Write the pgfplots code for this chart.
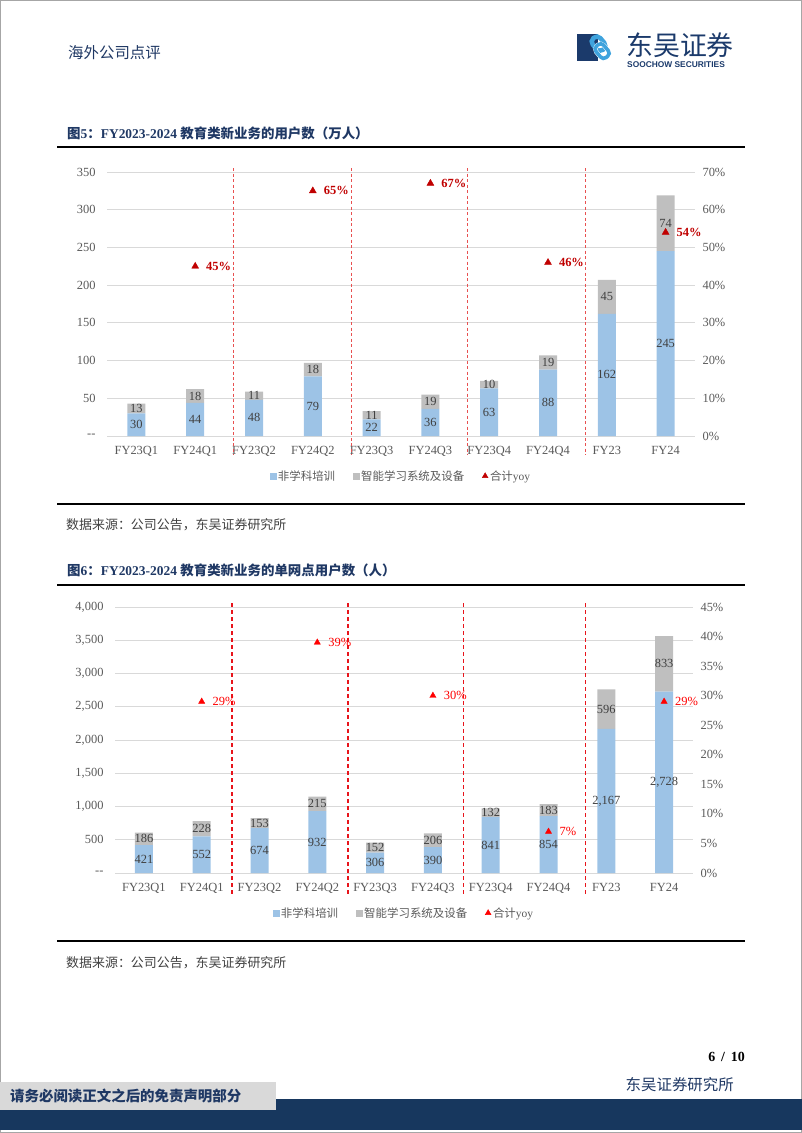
\documentclass[border=0pt]{standalone}
\usepackage{pgfplots}
\usepackage{pgfplotstable}
\pgfplotsset{compat=1.18}
\usepackage{fontspec}
\setmainfont{Liberation Serif}
\setsansfont{Liberation Sans}
\newfontfamily\cjk{Noto Sans CJK SC}
\definecolor{barblue}{HTML}{9DC3E6}
\definecolor{bargray}{HTML}{BFBFBF}
\definecolor{gridgray}{HTML}{D9D9D9}
\definecolor{ticktext}{HTML}{595959}
\definecolor{labeltext}{HTML}{404040}
\definecolor{darkred}{HTML}{C00000}
\definecolor{brightred}{HTML}{FF0000}
\definecolor{sepred}{HTML}{E85050}
\definecolor{sepred2}{HTML}{E8141B}
\definecolor{navy}{HTML}{17375E}
\definecolor{titlenavy}{HTML}{1F3864}
\definecolor{logoblue}{HTML}{3FA3DD}
\definecolor{logonavy}{HTML}{1B3A6B}
\definecolor{footgray}{HTML}{D9D9D9}

\newcommand\fs[1]{\fontsize{#1}{#1}\selectfont}

\pgfplotstableread{
x a b
0 30 13
1 44 18
2 48 11
3 79 18
4 22 11
5 36 19
6 63 10
7 88 19
8 162 45
9 245 74
}\dataA

\pgfplotstableread{
x a b
0 421 186
1 552 228
2 674 153
3 932 215
4 306 152
5 390 206
6 841 132
7 854 183
8 2167 596
9 2728 833
}\dataB

\pgfplotsset{
  base/.style={
    scale only axis, enlargelimits=false,
    xmin=-0.5, xmax=9.5,
    axis line style={draw=none},
    major tick length=0pt,
    tick label style={font=\fs{12.5}, text=ticktext},
    /pgf/number format/assume math mode=true,
    clip=false,
  },
  barsaxis/.style={base, ybar stacked, bar width=18bp,
    ymajorgrids, grid style={gridgray, line width=0.8bp},
    xtick={0,...,9},
    xticklabels={FY23Q1,FY24Q1,FY23Q2,FY24Q2,FY23Q3,FY24Q3,FY23Q4,FY24Q4,FY23,FY24},
    xticklabel style={yshift=-7bp},
    yticklabel style={xshift=-8bp},
  },
  labelaxis/.style={base, axis x line=none, axis y line=none},
  seglabel/.style={only marks, mark=none, point meta=explicit,
    nodes near coords,
    nodes near coords align={anchor=center},
    every node near coord/.append style={font=\fs{12.5}, text=labeltext, inner sep=0pt, anchor=center}},
  yoyaxis/.style={base, axis x line=none, axis y line*=right,
    yticklabel style={xshift=4bp},
    legend columns=3,
    legend cell align=left,
    legend style={draw=none, fill=none, font=\fs{11.5}, text=ticktext,
      anchor=center, inner sep=0pt,
      /tikz/every even column/.append style={column sep=16bp}},
  },
  legblue/.style={legend image code/.code={\fill[barblue] (0bp,-2.8bp) rectangle (5.6bp,2.8bp);}},
  leggray/.style={legend image code/.code={\fill[bargray] (0bp,-2.8bp) rectangle (5.6bp,2.8bp);}},
  legtriA/.style={legend image code/.code={\draw[only marks, mark=triangle*, mark size=3.3bp, color=darkred] plot coordinates {(3bp,0bp)};}},
  legtriB/.style={legend image code/.code={\draw[only marks, mark=triangle*, mark size=3.3bp, color=brightred] plot coordinates {(3bp,0bp)};}},
}

\begin{document}
\begin{tikzpicture}[x=1bp,y=1bp]
\path[use as bounding box] (0,0) rectangle (802,-1133);
\draw[gray!70, line width=1.2bp] (0.6,-0.6) rectangle (801.4,-1132.4);

% header
\node[anchor=west, inner sep=0, text=titlenavy] at (68,-53) {\cjk\fs{15.5}海外公司点评};
% logo
\fill[logonavy] (577,-34) rectangle (598,-61);
\begin{scope}[rotate around={-50:(600,-47)}]
\draw[logoblue, line width=4.5bp, rounded corners=4.5bp] (589,-51) rectangle (604,-41);
\draw[white, line width=4.5bp, rounded corners=4.5bp] (597,-53) rectangle (612,-43);
\draw[logoblue, line width=3.6bp, rounded corners=4bp] (597,-53) rectangle (612,-43);
\end{scope}
\node[anchor=west, inner sep=0, text=logonavy] at (626,-45) {\cjk\fs{27}东吴证券};
\node[anchor=west, inner sep=0, text=logonavy] at (627,-64.5) {\sffamily\bfseries\fs{8.4}SOOCHOW SECURITIES};

% title 1
\node[anchor=west, inner sep=0, text=titlenavy] at (67,-133) {\fs{13.5}\bfseries{\cjk 图}5{\cjk ：}FY2023-2024 {\cjk 教育类新业务的用户数（万人）}};
\draw[black, line width=1.5bp] (57,-147) -- (745,-147);
\draw[black, line width=1.2bp] (57,-504) -- (745,-504);
\node[anchor=west, inner sep=0, text=labeltext] at (66,-525) {\cjk\fs{13}数据来源：公司公告，东吴证券研究所};

% chart 1
\begin{axis}[barsaxis, at={(107bp,-436bp)}, anchor=south west,
  width=588bp, height=264bp, ymin=0, ymax=350,
  ytick={0,50,...,350}, yticklabels={-{}-,50,100,150,200,250,300,350}]
\addplot[fill=barblue, draw=none] table[x=x,y=a]{\dataA};
\addplot[fill=bargray, draw=none] table[x=x,y=b]{\dataA};
\coordinate (a1t) at (axis cs:1.65,355); \coordinate (a1b) at (axis cs:1.65,-25);
\coordinate (a2t) at (axis cs:3.65,355); \coordinate (a2b) at (axis cs:3.65,-25);
\coordinate (a3t) at (axis cs:5.63,355); \coordinate (a3b) at (axis cs:5.63,-25);
\coordinate (a4t) at (axis cs:7.63,355); \coordinate (a4b) at (axis cs:7.63,-25);
\end{axis}
\begin{scope}[sepred, line width=1bp, dash pattern=on 3bp off 2.5bp]
\draw (a1t) -- (a1b);
\draw (a2t) -- (a2b);
\draw (a3t) -- (a3b);
\draw (a4t) -- (a4b);
\end{scope}
\begin{axis}[labelaxis, at={(107bp,-436bp)}, anchor=south west,
  width=588bp, height=264bp, ymin=0, ymax=350]
\addplot[seglabel] table[x=x, y expr=\thisrow{a}/2, meta=a]{\dataA};
\addplot[seglabel] table[x=x, y expr=\thisrow{a}+\thisrow{b}/2, meta=b]{\dataA};
\end{axis}
\begin{axis}[yoyaxis, at={(107bp,-436bp)}, anchor=south west,
  width=588bp, height=264bp, ymin=0, ymax=70,
  ytick={0,10,...,70}, yticklabels={0\%,10\%,20\%,30\%,40\%,50\%,60\%,70\%},
  legend style={at={(0.5,-0.1515)}}]
\addlegendimage{legblue}
\addlegendimage{leggray}
\addlegendimage{legtriA}
\addplot[forget plot, only marks, mark=triangle*, mark size=4bp, color=darkred,
  nodes near coords={\pgfmathprintnumber{\pgfplotspointmeta}\%},
  nodes near coords align={anchor=west},
  every node near coord/.append style={xshift=7.5bp, font=\bfseries\fs{12.5}, text=darkred}]
  coordinates {(1,45) (3,65) (5,67) (7,46) (9,54)};
\legend{{\cjk 非学科培训},{\cjk 智能学习系统及设备},{\cjk 合计}yoy}
\end{axis}

% title 2
\node[anchor=west, inner sep=0, text=titlenavy] at (67,-570) {\fs{13.5}\bfseries{\cjk 图}6{\cjk ：}FY2023-2024 {\cjk 教育类新业务的单网点用户数（人）}};
\draw[black, line width=1.5bp] (57,-585) -- (745,-585);
\draw[black, line width=1.2bp] (57,-941) -- (745,-941);
\node[anchor=west, inner sep=0, text=labeltext] at (66,-963) {\cjk\fs{13}数据来源：公司公告，东吴证券研究所};

% chart 2
\begin{axis}[barsaxis, at={(115bp,-873bp)}, anchor=south west,
  width=578bp, height=266bp, ymin=0, ymax=4000,
  ytick={0,500,...,4000}, yticklabels={-{}-,500,{1,000},{1,500},{2,000},{2,500},{3,000},{3,500},{4,000}}]
\addplot[fill=barblue, draw=none] table[x=x,y=a]{\dataB};
\addplot[fill=bargray, draw=none] table[x=x,y=b]{\dataB};
\coordinate (b1t) at (axis cs:1.52,4060); \coordinate (b1b) at (axis cs:1.52,-331);
\coordinate (b2t) at (axis cs:3.53,4060); \coordinate (b2b) at (axis cs:3.53,-331);
\coordinate (b3t) at (axis cs:5.53,4060); \coordinate (b3b) at (axis cs:5.53,-331);
\coordinate (b4t) at (axis cs:7.64,4060); \coordinate (b4b) at (axis cs:7.64,-331);
\end{axis}
\begin{scope}[sepred2, line width=1.6bp, dash pattern=on 4bp off 3bp]
\draw (b1t) -- (b1b);
\draw (b2t) -- (b2b);
\draw (b3t) -- (b3b);
\draw (b4t) -- (b4b);
\end{scope}
\begin{axis}[labelaxis, at={(115bp,-873bp)}, anchor=south west,
  width=578bp, height=266bp, ymin=0, ymax=4000]
\addplot[seglabel] table[x=x, y expr=\thisrow{a}/2, meta=a]{\dataB};
\addplot[seglabel] table[x=x, y expr=\thisrow{a}+\thisrow{b}/2, meta=b]{\dataB};
\end{axis}
\begin{axis}[yoyaxis, at={(115bp,-873bp)}, anchor=south west,
  width=578bp, height=266bp, ymin=0, ymax=45,
  ytick={0,5,...,45}, yticklabels={0\%,5\%,10\%,15\%,20\%,25\%,30\%,35\%,40\%,45\%},
  legend style={at={(0.5,-0.150)}}]
\addlegendimage{legblue}
\addlegendimage{leggray}
\addlegendimage{legtriB}
\addplot[forget plot, only marks, mark=triangle*, mark size=3.6bp, color=brightred,
  nodes near coords={\pgfmathprintnumber{\pgfplotspointmeta}\%},
  nodes near coords align={anchor=west},
  every node near coord/.append style={xshift=7.5bp, font=\fs{12.5}, text=brightred}]
  coordinates {(1,29) (3,39) (5,30) (7,7) (9,29)};
\legend{{\cjk 非学科培训},{\cjk 智能学习系统及设备},{\cjk 合计}yoy}
\end{axis}

% footer
\node[anchor=east, inner sep=0] at (745,-1057) {\bfseries\fs{14}6 \,/\, 10};
\node[anchor=east, inner sep=0, text=titlenavy] at (734,-1085) {\cjk\fs{15.5}东吴证券研究所};
\fill[navy] (0,-1099) rectangle (802,-1130);
\fill[footgray] (0,-1082) rectangle (276,-1110);
\node[anchor=west, inner sep=0, text=titlenavy] at (10,-1096) {\cjk\bfseries\fs{14.5}请务必阅读正文之后的免责声明部分};
\end{tikzpicture}
\end{document}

━━━━

(What you will do) Review the preceding data and report every line that includes the string "chart".

(Finished answer)
Write the pgfplots code for this chart.
% chart 1
% chart 2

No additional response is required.